Example of a social network:
[User: Alice]
β
friends with
β
[User: Bob]
β
likes
β
[Post: "Graph Databases 101"]
Features:
- In the graph model, nodes represent entities, such as users, posts, or comments, serving as the core components of the structure.
- Edges define the relationships between nodes, such as "friends with" or "likes," illustrating how entities are connected.
- Properties are attributes assigned to nodes and edges, providing additional information like usernames, timestamps, or relationship weights.
The graph model is powerful for applications that require traversing complex relationships, such as recommendation engines, fraud detection systems, or network topologies.
Choosing the Right Data Model
Selecting an appropriate data model depends on various factors, including the nature of the data, the relationships between data entities, performance requirements, and scalability considerations.
- The hierarchical model is most effective for organizing data that follows a clear, single-parent hierarchy, making it suitable for tree-like structures.

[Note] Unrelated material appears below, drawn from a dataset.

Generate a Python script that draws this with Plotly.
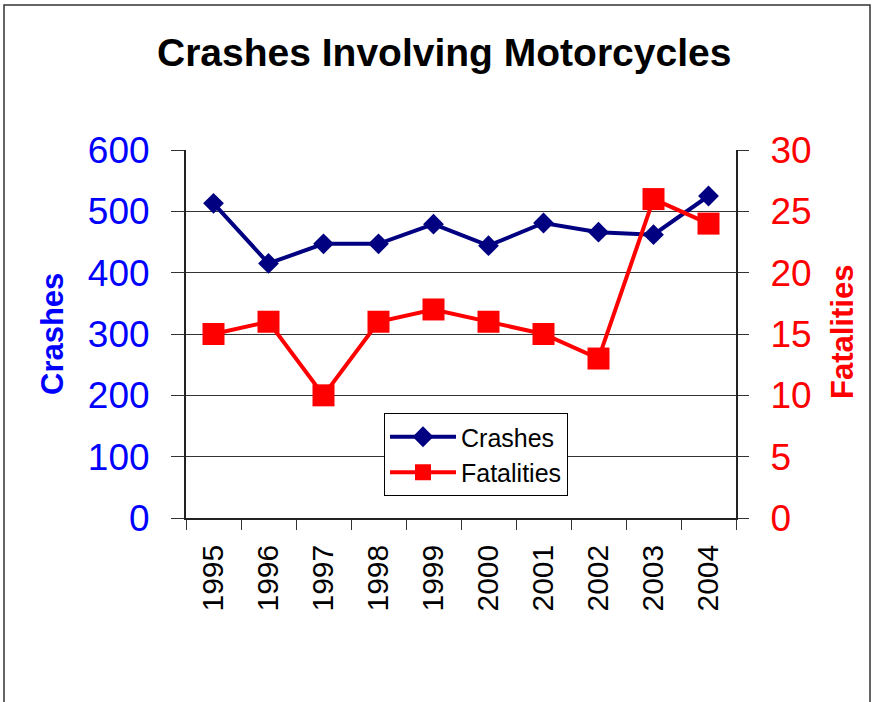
import plotly.graph_objects as go

years = ["1995", "1996", "1997", "1998", "1999", "2000", "2001", "2002", "2003", "2004"]
crashes = [513, 415, 447, 447, 479, 444, 481, 466, 462, 525]
fatalities = [15, 16, 10, 16, 17, 16, 15, 13, 26, 24]

FONT = "Liberation Sans, Arial, sans-serif"

fig = go.Figure()
fig.add_trace(go.Scatter(
    x=years, y=crashes, name="Crashes", mode="lines+markers",
    line=dict(color="#000080", width=4),
    marker=dict(symbol="diamond", size=16, color="#000080"),
    yaxis="y"))
fig.add_trace(go.Scatter(
    x=years, y=fatalities, name="Fatalities", mode="lines+markers",
    line=dict(color="#ff0000", width=4),
    marker=dict(symbol="square", size=22, color="#ff0000"),
    yaxis="y2"))

L, R, T, B = 186, 736, 150, 518
W, H = 873, 702
pw, ph = R - L, B - T

def px(x):
    return (x - L) / pw

def py(y):
    return (B - y) / ph

fig.update_layout(
    width=W, height=H,
    margin=dict(l=L, r=W - R, t=T, b=H - B, autoexpand=False),
    paper_bgcolor="white", plot_bgcolor="white",
    font=dict(family=FONT, color="black"),
    showlegend=True,
    legend=dict(
        x=px(384), y=py(413), xanchor="left", yanchor="top",
        bgcolor="white", bordercolor="black", borderwidth=1,
        font=dict(size=25, family=FONT, color="black"),
        tracegroupgap=0, itemwidth=66,
    ),
    xaxis=dict(
        type="category", range=[-0.5, len(years) - 0.5],
        tickson="boundaries", ticks="outside", ticklen=10,
        tickcolor="#333", tickangle=-90, showgrid=False,
        showline=True, linecolor="#222", linewidth=1.5,
        tickfont=dict(size=30, family=FONT, color="black"),
        ticklabelstandoff=13,
    ),
    yaxis=dict(
        range=[0, 600], dtick=100, ticks="outside", ticklen=13, tickcolor="#333",
        showgrid=True, gridcolor="#333", gridwidth=1,
        showline=True, linecolor="#222", linewidth=2,
        tickfont=dict(size=37, family=FONT, color="#0000ff"),
        ticklabelstandoff=14, zeroline=False,
    ),
    yaxis2=dict(
        range=[0, 30], dtick=5, overlaying="y", side="right",
        ticks="outside", ticklen=11, tickcolor="#333", showgrid=False,
        showline=True, linecolor="#222", linewidth=2,
        tickfont=dict(size=37, family=FONT, color="#ff0000"),
        ticklabelstandoff=14, zeroline=False,
    ),
    annotations=[
        dict(text="<b>Crashes Involving Motorcycles</b>", xref="paper", yref="paper",
             x=px(443.5), y=py(52), xanchor="center", yanchor="middle",
             showarrow=False, font=dict(size=39, family=FONT, color="black")),
        dict(text="<b>Crashes</b>", xref="paper", yref="paper",
             x=px(52), y=py(334), xanchor="center", yanchor="middle", textangle=-90,
             showarrow=False, font=dict(size=31, family=FONT, color="#0000ff")),
        dict(text="<b>Fatalities</b>", xref="paper", yref="paper",
             x=px(842), y=py(332), xanchor="center", yanchor="middle", textangle=-90,
             showarrow=False, font=dict(size=31, family=FONT, color="#ff0000")),
    ],
    shapes=[
        dict(type="rect", xref="paper", yref="paper",
             x0=px(4), x1=px(870), y0=py(5), y1=py(720),
             line=dict(color="#333", width=1.5), fillcolor="rgba(0,0,0,0)", layer="below"),
    ],
)

fig.write_html(
    "out.html",
    config={"displayModeBar": False},
    post_script="document.body.style.margin='0';document.body.style.overflow='hidden';",
)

- For complex many-to-many relationships, the network model is well-suited, providing flexibility in representing interconnected data.
- The relational model is ideal for managing structured data with well-defined relationships, especially when complex queries are required.
- During the database design phase, the entity-relationship model is highly useful for conceptualizing and planning the structure of the database.
- Applications with complex data and behaviors closely aligned with object-oriented programming benefit from the object-oriented model.
- The document model is a great choice for semi-structured data and situations where schemas need to be flexible and adaptable over time.
- For large-scale distributed data storage, the column-family model excels by efficiently handling high volumes of data across multiple systems.
- When working with data that involves intricate and interconnected relationships, the graph model is particularly well-suited, enabling efficient traversal and analysis.